>>>

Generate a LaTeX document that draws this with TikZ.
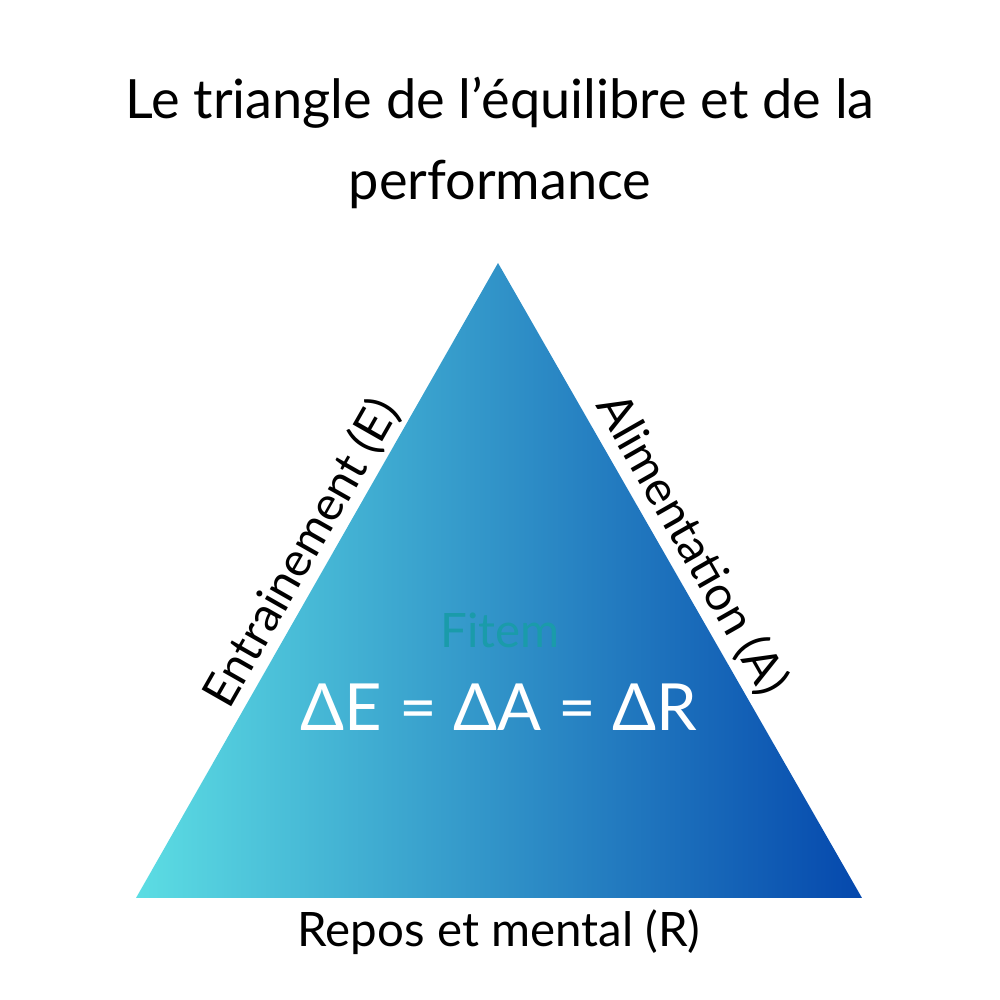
\documentclass[tikz,border=0pt]{standalone}
\usepackage{fontspec}
\setmainfont{Lato}
\usetikzlibrary{positioning}
\definecolor{tleft}{HTML}{5CDDE3}
\definecolor{tright}{HTML}{0548AD}
\definecolor{fitem}{HTML}{1A9BAA}
\begin{document}
\begin{tikzpicture}
  \tikzset{
    label/.style={font=\fontsize{13.5}{16}\selectfont,inner sep=0pt},
  }
  \useasboundingbox (0,0) rectangle (10,10);
  \coordinate (top) at (4.98,7.37);
  \coordinate (bl)  at (1.36,1.02);
  \coordinate (br)  at (8.62,1.02);
  \begin{scope}
    \clip (top) -- (br) -- (bl) -- cycle;
    \shade[left color=tleft,right color=tright] (1.36,1.02) rectangle (8.62,7.37);
  \end{scope}
  \node [label,align=center,font=\fontsize{15.4}{18}\selectfont] (title) at (5,8.57)
    {Le triangle de l’équilibre et de la\\[5pt]performance};
  \node [label] (repos) at (4.99,0.68) {Repos et mental (R)};
  \node [label,rotate=60.3] (entr) at (3.02,4.47) {Entrainement (E)};
  \node [label,rotate=-60.3] (alim) at (6.92,4.55) {Alimentation (A)};
  \node [label,text=fitem] (fitem) at (5,3.70) {Fitem};
  \node [label,text=white,font=\fontsize{18.5}{22}\selectfont] (eq) at (4.99,2.93)
    {ΔE = ΔA = ΔR};
\end{tikzpicture}
\end{document}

<<<

• _Aim of the exercise_
Write out the material above again, word for word, minus its pictures.

• _Result for this task_
Generate a LaTeX document that draws this with TikZ.
\documentclass[tikz,border=0pt]{standalone}
\usepackage{fontspec}
\setmainfont{Lato}
\usetikzlibrary{positioning}
\definecolor{tleft}{HTML}{5CDDE3}
\definecolor{tright}{HTML}{0548AD}
\definecolor{fitem}{HTML}{1A9BAA}
\begin{document}
\begin{tikzpicture}
  \tikzset{
    label/.style={font=\fontsize{13.5}{16}\selectfont,inner sep=0pt},
  }
  \useasboundingbox (0,0) rectangle (10,10);
  \coordinate (top) at (4.98,7.37);
  \coordinate (bl)  at (1.36,1.02);
  \coordinate (br)  at (8.62,1.02);
  \begin{scope}
    \clip (top) -- (br) -- (bl) -- cycle;
    \shade[left color=tleft,right color=tright] (1.36,1.02) rectangle (8.62,7.37);
  \end{scope}
  \node [label,align=center,font=\fontsize{15.4}{18}\selectfont] (title) at (5,8.57)
    {Le triangle de l’équilibre et de la\\[5pt]performance};
  \node [label] (repos) at (4.99,0.68) {Repos et mental (R)};
  \node [label,rotate=60.3] (entr) at (3.02,4.47) {Entrainement (E)};
  \node [label,rotate=-60.3] (alim) at (6.92,4.55) {Alimentation (A)};
  \node [label,text=fitem] (fitem) at (5,3.70) {Fitem};
  \node [label,text=white,font=\fontsize{18.5}{22}\selectfont] (eq) at (4.99,2.93)
    {ΔE = ΔA = ΔR};
\end{tikzpicture}
\end{document}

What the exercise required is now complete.